Yes, and I think that by this point I'd already convinced myself your were
right. Sorry for being somewhat incoherent, I wrote my response at about one
line per hour because I learned a lot while doing so.
Post by Richard Henderson
* Saving vl across a function call.
   - We need a mechanism for determining the vector length.  Currently the     
only way to do so is destructive, we'd need a non-destructive way to do      so.
* Saving vconfig across a function call.
   - There is no way to determine the config, we'd need a way to do so.
Correct.
I will note that the above addvsz can be used as "addvsz tmp, x0, 1" to extract
VSZ. I can't think of how often extracting MAXEL and MAXVL individually would
be useful, so maybe just being able to get them from a read-vconfig insn would
be enough.
Yes.
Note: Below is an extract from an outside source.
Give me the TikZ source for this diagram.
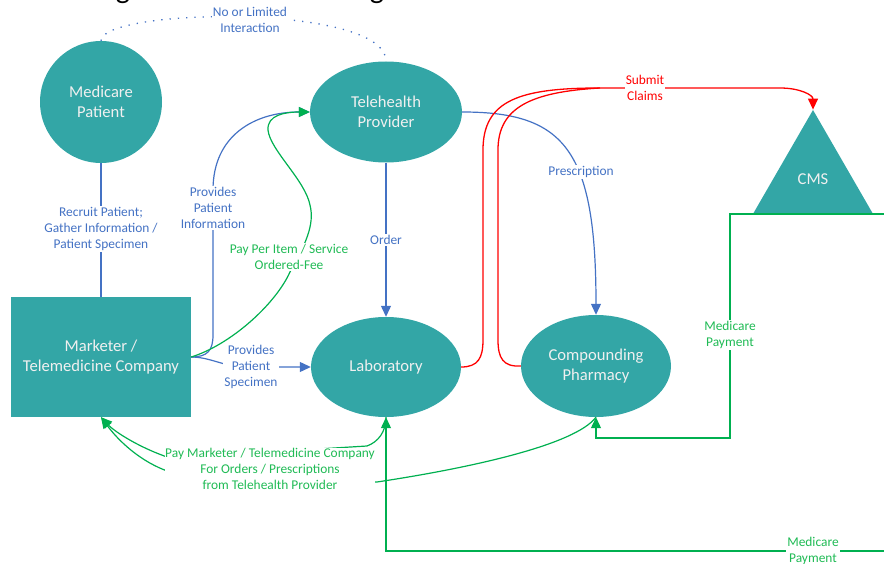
\documentclass[tikz,border=0pt]{standalone}
\usepackage{fontspec}
\setmainfont{Carlito}
\usetikzlibrary{shapes.geometric,arrows.meta}
\definecolor{partyteal}{HTML}{33A6A6}
\definecolor{infoblue}{HTML}{4472C4}
\definecolor{paygreen}{HTML}{00B050}
\definecolor{paytext}{HTML}{20BB55}
\definecolor{claimred}{HTML}{FF0000}

\begin{document}
\begin{tikzpicture}[x=1pt,y=-1pt,
  party/.style={fill=partyteal,text=white!94!black,align=center,inner sep=0pt,
    font=\fontsize{16.6}{20}\selectfont},
  flowlbl/.style={fill=white,inner sep=1pt,align=center,font=\fontsize{13.4}{16}\selectfont},
  info/.style={infoblue,line width=1.2pt},
  pay/.style={paygreen,line width=1.2pt},
  claim/.style={claimred,line width=1.3pt},
  headarr/.style={-{Triangle[length=11pt,width=10pt]}}]
\useasboundingbox (0,0) rectangle (884,564);
% Draw the cut-off title
\node[font=\fontsize{30}{30}\selectfont,anchor=base] (ttlg1) at (123,-1) {g};
\node[font=\fontsize{30}{30}\selectfont,anchor=base] (ttlg2) at (377,-1) {g};
% Draw the parties
\node[party,circle,minimum size=122pt] (patient) at (101,102) {Medicare\\Patient};
\node[party,ellipse,minimum width=152pt,minimum height=101pt] (tele) at (386,112) {Telehealth\\Provider};
\node[party,ellipse,minimum width=150pt,minimum height=100pt] (lab) at (386,367) {Laboratory};
\node[party,ellipse,minimum width=150pt,minimum height=102pt] (pharm) at (596,366) {Compounding\\Pharmacy};
\node[party,rectangle,minimum width=180pt,minimum height=120pt] (mkt) at (101,357) {Marketer /\\Telemedicine Company};
\node[party,regular polygon,regular polygon sides=3,minimum size=137.4pt] (cms) at (813,178.7) {CMS};
\coordinate (cmsedge) at (884,214);
\coordinate (botedge) at (884,551);
% Draw the information flows
\draw[info] (patient) -- (mkt);
\draw[infoblue,line width=1.3pt,dash pattern=on 1.3pt off 7pt] (patient.north) .. controls (101,8) and (386,3) .. (tele.north);
\draw[info,headarr] (tele) -- (lab);
\draw[info,headarr] (tele.east) .. controls (565,112) and (596,150) .. (pharm.north);
\draw[info,headarr] (mkt.east) .. controls (208,357) and (213,350) .. (213,335) -- (213,190)
  .. controls (213,135) and (255,112) .. (tele.west);
\draw[info,headarr] (mkt.east) .. controls (210,357) and (225,367) .. (245,367) -- (lab.west);
% Draw the fee to the telehealth provider
\draw[pay,headarr] (mkt.east) .. controls (230,345) and (275,305) .. (290,272)
  .. controls (305,245) and (315,225) .. (310,205) .. controls (305,180) and (270,150) .. (268,130)
  .. controls (267,115) and (285,112) .. (tele.west);
% Draw the claims
\draw[claim,headarr] (lab.east) .. controls (478,367) and (483,358) .. (483,340) -- (483,150)
  .. controls (483,100) and (520,88) .. (600,88) -- (780,88) .. controls (800,88) and (813,95) .. (cms.corner 1);
\draw[claim] (pharm.west) .. controls (503,367) and (498,358) .. (498,340) -- (498,150)
  .. controls (498,108) and (530,92) .. (600,88);
% Draw the medicare payments
\draw[pay,headarr] (cmsedge) -- (730,214) -- (730,438) -| (pharm.south);
\draw[pay,headarr] (botedge) -| (lab.south);
% Draw the payments to the marketer
\draw[pay,headarr] (lab.south) .. controls (386,432) and (378,442) .. (367,446) -- (170,458)
  .. controls (140,448) and (115,432) .. (mkt.south);
\draw[pay,headarr] (pharm.south) .. controls (575,445) and (470,468) .. (377,482) -- (170,472)
  .. controls (140,462) and (118,440) .. (mkt.south);
% Labels
\node[flowlbl,text=infoblue] (noint) at (250,19.5) {No or Limited\\Interaction};
\node[flowlbl,text=infoblue] (recruit) at (101,229) {Recruit Patient;\\Gather Information /\\Patient Specimen};
\node[flowlbl,text=infoblue] (provinfo) at (213,208) {Provides\\Patient\\Information};
\node[flowlbl,text=infoblue] (provspec) at (251,367) {Provides\\Patient\\Specimen};
\node[flowlbl,text=infoblue] (order) at (386,240) {Order};
\node[flowlbl,text=infoblue] (prescr) at (581,172) {Prescription};
\node[flowlbl,text=paytext] (payfee) at (289,257) {Pay Per Item / Service\\Ordered-Fee};
\node[flowlbl,text=claimred] (claims) at (645,88) {Submit\\Claims};
\node[flowlbl,text=paytext] (medpay) at (730,335) {Medicare\\Payment};
\node[flowlbl,text=paytext] (medpaybot) at (813,551) {Medicare\\Payment};
\node[flowlbl,text=paytext,inner sep=0pt] (paymkt) at (270,469) {Pay Marketer / Telemedicine Company\\For Orders / Prescriptions\\from Telehealth Provider};
\end{tikzpicture}
\end{document}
I was trying to avoid explicitly describing an instruction encoding of
what was necessary, as once we get into encodings we'll get painted into a
corner eventually. I generally like try to figure out what information is
necessary, and how fast we might need to obtain that information, before trying
to pack it into an encoding.
Post by Richard Henderson
* Don't pass any vector arguments in registers.
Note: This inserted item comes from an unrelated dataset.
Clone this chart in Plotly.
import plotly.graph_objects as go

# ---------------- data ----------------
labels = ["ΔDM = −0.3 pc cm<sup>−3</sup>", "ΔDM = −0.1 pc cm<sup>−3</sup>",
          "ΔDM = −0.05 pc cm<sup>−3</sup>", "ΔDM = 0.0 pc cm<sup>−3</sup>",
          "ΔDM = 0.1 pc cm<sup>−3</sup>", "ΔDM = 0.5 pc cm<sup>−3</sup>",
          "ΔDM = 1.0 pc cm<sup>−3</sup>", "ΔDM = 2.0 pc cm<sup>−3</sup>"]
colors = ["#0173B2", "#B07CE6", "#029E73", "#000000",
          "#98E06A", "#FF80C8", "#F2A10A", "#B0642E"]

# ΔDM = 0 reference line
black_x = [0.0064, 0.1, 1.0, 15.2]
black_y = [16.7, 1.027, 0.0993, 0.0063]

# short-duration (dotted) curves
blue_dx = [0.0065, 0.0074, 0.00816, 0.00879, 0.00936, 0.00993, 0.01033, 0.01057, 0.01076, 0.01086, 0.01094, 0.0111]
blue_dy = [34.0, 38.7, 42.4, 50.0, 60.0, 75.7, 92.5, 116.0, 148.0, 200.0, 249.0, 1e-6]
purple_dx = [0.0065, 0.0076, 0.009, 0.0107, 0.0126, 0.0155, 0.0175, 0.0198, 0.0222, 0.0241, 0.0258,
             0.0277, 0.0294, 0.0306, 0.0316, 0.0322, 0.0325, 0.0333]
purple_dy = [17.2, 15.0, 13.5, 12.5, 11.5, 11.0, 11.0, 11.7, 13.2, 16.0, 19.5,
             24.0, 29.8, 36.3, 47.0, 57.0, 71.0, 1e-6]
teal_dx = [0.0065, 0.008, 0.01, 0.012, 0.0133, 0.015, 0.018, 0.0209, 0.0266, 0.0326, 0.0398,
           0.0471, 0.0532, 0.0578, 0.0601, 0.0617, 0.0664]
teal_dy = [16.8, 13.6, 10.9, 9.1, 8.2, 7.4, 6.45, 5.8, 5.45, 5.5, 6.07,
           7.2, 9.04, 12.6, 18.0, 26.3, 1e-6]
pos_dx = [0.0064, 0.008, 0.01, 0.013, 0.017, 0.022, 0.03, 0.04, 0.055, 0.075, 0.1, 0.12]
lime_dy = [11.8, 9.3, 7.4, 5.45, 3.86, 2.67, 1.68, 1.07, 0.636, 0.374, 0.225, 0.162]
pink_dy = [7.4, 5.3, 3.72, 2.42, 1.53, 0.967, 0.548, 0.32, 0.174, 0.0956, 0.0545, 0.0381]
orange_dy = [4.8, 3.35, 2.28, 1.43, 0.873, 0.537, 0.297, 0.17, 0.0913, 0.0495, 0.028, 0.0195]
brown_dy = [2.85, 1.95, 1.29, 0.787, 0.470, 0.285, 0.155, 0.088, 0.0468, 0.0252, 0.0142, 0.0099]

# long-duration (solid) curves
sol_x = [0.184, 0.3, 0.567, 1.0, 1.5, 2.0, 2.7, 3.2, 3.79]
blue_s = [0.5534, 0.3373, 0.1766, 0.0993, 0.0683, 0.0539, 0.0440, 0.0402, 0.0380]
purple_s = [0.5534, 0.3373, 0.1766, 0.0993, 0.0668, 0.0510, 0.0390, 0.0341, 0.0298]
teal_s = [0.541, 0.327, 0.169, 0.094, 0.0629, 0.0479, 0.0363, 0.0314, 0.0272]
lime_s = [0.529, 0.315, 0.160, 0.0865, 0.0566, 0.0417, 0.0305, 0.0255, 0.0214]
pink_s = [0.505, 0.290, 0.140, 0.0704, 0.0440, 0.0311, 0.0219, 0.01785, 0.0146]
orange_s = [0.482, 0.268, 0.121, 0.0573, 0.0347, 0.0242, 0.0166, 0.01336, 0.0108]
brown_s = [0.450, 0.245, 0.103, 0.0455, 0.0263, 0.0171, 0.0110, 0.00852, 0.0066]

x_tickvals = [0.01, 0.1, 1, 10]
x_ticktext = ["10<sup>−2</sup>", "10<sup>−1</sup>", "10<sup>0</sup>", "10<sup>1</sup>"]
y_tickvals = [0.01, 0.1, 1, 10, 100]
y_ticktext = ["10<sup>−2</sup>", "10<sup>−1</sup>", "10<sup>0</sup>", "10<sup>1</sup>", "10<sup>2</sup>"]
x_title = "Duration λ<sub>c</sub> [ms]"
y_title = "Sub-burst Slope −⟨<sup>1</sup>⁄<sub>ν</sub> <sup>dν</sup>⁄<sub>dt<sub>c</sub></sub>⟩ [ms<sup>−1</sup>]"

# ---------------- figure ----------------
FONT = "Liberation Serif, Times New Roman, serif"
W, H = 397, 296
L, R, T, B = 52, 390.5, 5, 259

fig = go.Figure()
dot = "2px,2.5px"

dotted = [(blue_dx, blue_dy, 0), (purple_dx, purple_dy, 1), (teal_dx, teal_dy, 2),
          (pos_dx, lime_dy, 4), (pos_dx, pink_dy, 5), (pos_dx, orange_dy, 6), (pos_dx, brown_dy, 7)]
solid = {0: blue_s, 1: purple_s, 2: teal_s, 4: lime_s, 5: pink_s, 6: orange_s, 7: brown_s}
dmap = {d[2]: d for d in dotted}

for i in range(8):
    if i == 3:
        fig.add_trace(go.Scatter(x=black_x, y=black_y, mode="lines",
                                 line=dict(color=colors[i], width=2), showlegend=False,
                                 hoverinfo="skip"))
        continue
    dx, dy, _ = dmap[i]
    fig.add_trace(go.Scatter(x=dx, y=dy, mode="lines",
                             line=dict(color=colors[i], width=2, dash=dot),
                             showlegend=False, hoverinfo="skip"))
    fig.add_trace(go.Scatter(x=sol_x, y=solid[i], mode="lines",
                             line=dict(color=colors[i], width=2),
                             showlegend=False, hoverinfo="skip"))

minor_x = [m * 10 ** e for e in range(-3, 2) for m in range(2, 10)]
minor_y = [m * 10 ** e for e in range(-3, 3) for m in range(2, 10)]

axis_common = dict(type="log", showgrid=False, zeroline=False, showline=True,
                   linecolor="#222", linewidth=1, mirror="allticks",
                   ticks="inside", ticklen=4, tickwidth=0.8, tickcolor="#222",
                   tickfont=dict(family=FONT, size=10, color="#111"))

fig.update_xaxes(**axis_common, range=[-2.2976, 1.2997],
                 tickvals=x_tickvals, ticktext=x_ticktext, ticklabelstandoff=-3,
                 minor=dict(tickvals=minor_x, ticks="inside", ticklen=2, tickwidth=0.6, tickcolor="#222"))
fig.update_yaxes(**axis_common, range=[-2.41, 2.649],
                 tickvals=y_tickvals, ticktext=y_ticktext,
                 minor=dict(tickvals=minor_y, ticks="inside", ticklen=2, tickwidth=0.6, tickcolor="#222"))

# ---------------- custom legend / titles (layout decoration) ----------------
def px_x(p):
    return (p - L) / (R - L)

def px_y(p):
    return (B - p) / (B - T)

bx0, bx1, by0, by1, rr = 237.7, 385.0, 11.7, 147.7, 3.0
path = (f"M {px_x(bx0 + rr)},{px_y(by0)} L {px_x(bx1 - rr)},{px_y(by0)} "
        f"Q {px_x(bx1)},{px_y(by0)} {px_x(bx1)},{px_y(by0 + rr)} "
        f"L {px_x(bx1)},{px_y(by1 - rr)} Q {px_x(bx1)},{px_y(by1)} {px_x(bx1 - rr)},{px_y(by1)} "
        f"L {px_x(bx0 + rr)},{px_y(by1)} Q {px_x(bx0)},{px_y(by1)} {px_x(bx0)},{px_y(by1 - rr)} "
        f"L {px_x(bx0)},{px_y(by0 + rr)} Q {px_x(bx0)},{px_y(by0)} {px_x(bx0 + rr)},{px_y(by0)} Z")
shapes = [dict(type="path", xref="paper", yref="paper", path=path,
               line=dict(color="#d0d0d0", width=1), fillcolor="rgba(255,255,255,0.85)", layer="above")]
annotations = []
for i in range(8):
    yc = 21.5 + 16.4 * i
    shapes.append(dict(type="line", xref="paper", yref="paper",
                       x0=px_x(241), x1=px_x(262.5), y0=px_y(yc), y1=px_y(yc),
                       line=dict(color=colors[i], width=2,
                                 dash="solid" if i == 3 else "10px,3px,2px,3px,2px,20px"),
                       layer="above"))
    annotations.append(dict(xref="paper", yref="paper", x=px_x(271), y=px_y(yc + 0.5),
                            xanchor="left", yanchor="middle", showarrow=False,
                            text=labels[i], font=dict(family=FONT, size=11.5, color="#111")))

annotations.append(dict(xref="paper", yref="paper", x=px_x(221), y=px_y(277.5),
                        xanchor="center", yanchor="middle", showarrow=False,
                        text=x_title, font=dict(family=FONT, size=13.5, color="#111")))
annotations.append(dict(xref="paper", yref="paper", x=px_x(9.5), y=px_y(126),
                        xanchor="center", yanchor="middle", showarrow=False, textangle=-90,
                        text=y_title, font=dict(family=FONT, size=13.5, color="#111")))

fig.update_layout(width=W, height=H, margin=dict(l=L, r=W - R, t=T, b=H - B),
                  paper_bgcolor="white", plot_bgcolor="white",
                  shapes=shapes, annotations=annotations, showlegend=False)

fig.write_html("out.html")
If you're going to do that why define a new ABI at all?
Ya, I think I might have gone too far down the rabbit hole of "let's not define
a new ABI". My biggest concern here is how the ABI maps to user code, which is
where I really need to read for a bit.
Post by Richard Henderson
Post by Richard Henderson
(II-a) The callee must know how many registers are enabled by vconfig.
The simplest solution is simply to require all 32 registers to be enabled.
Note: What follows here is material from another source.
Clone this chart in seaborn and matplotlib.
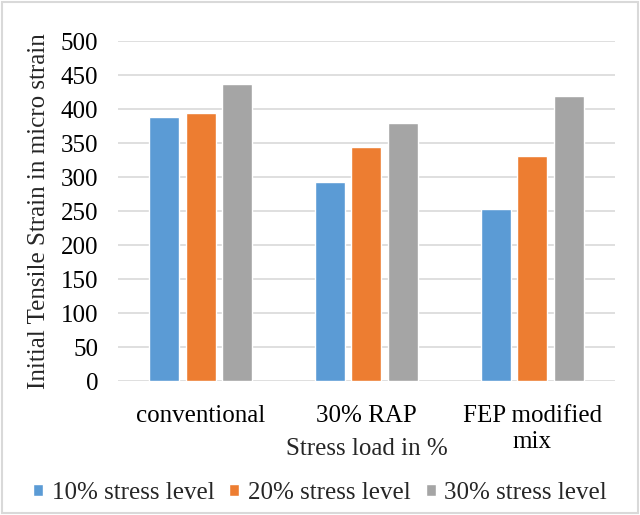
import matplotlib
matplotlib.use("Agg")
import matplotlib.pyplot as plt
from matplotlib.patches import Rectangle
import seaborn as sns
import pandas as pd

categories = ["conventional", "30% RAP", "FEP modified\nmix"]
series = ["10% stress level", "20% stress level", "30% stress level"]
strain_10 = [388, 293, 253]
strain_20 = [395, 344, 331]
strain_30 = [437, 379, 419]
colors = ["#5b9bd5", "#ed7d31", "#a5a5a5"]
yticks = [0, 50, 100, 150, 200, 250, 300, 350, 400, 450, 500]

rows = []
for s, vals in zip(series, [strain_10, strain_20, strain_30]):
    for c, v in zip(categories, vals):
        rows.append({"category": c, "series": s, "strain": v})
df = pd.DataFrame(rows)

sns.set_theme(style="white")
plt.rcParams["font.family"] = ["Liberation Serif", "DejaVu Serif"]

fig = plt.figure(figsize=(6.4, 5.15), dpi=100)
ax = fig.add_axes([0.184, 0.260, 0.777, 0.660])

sns.barplot(data=df, x="category", y="strain", hue="series",
            palette=colors, width=0.66, gap=0.18, ax=ax,
            saturation=1, legend=True)

ax.set_ylim(0, 500)
ax.set_yticks(yticks)
ax.yaxis.grid(True, color="#d9d9d9", linewidth=1.2)
ax.set_axisbelow(True)
for sp in ax.spines.values():
    sp.set_visible(False)
ax.tick_params(axis="both", length=0, labelsize=18, colors="black")
ax.tick_params(axis="y", pad=14)
ax.tick_params(axis="x", pad=17)
for lbl in ax.get_xticklabels():
    lbl.set_linespacing(1.25)
ax.set_xlabel("Stress load in %", fontsize=18)
ax.xaxis.set_label_coords(0.5, -0.167)
ax.set_ylabel("Initial Tensile Strain in micro strain", fontsize=18, labelpad=8)

handles, labels = ax.get_legend_handles_labels()
ax.legend(handles, labels, loc="center", bbox_to_anchor=(0.5, 0.043),
          bbox_transform=fig.transFigure, ncol=3, frameon=False,
          fontsize=18, handlelength=0.4, handleheight=0.4,
          handletextpad=0.35, columnspacing=0.6, borderpad=0)

fig.patches.append(Rectangle((0.003, 0.003), 0.994, 0.994, transform=fig.transFigure,
                             fill=False, edgecolor="#d9d9d9", linewidth=1.5))

fig.savefig("out.png", dpi=100)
Expanding on this slightly, one could require a reduced set N (e.g. 16)
and defined this as abi.  This would trade off potentially unused
registers and potentially more spilling for longer vectors in the
(presumably) common case.
One could require N registers by default and override this by an
explicit target-specific clause in the #pragma.  This would allow
programmers to tune the compiler output (bearing in mind that changing
the clause changes the function abi), while also providing a sensible
default for code that has not been explicitly tuned for a given risc-v
implementation.
Makes sense -- my only worry here is that we're leaving a lot on the floor. 
Maybe this is just because I'm not really a vector guy, but my biggest worry
with the vector unit is ensuring that memcpy() and friends are reasonably
efficient.
For memcpy, that's always going to be a normal abi, so it can legitimately
clobber all of the vector registers in any way it likes -- e.g. reconfig to
maximize byte vector length.
I'm a bit worried about throwing a factor of 32 in vector length on
the floor here (or requiring saving a huge vector state),
Jakub talked a bit about this in his reply.
Yes, I saw this. My worry here is that these sort of things are in the realm
of the microarchitecture leaking into the ABI, and I'd really like to avoid
that. It might be a bit of a pipe dream, but I'd still like to give it a shot
-- I'm really trying to avoid a huge ABI explosion in RISC-V land, as that's a
mess.
Post by Richard Henderson
particularly as I
think that most vectorized code won't need to worry about calling standard ABI
functions.
Well, yes, most things that we can vectorize don't need this.
But loops that would use this ABI would otherwise be non-vectorizable.
Can we actually just sit down with everyone and talk about this at some point?
We're doing RISC-V things at Plumbers, ELC-E, and FOSDEM (as well as the RISC-V
Summit). I feel like doing this over email is going to be inefficient, largely
because I'm just going to be stuck making stupid responses for a while since I
really don't know what I'm doing here.

Thanks for spending so much time on this!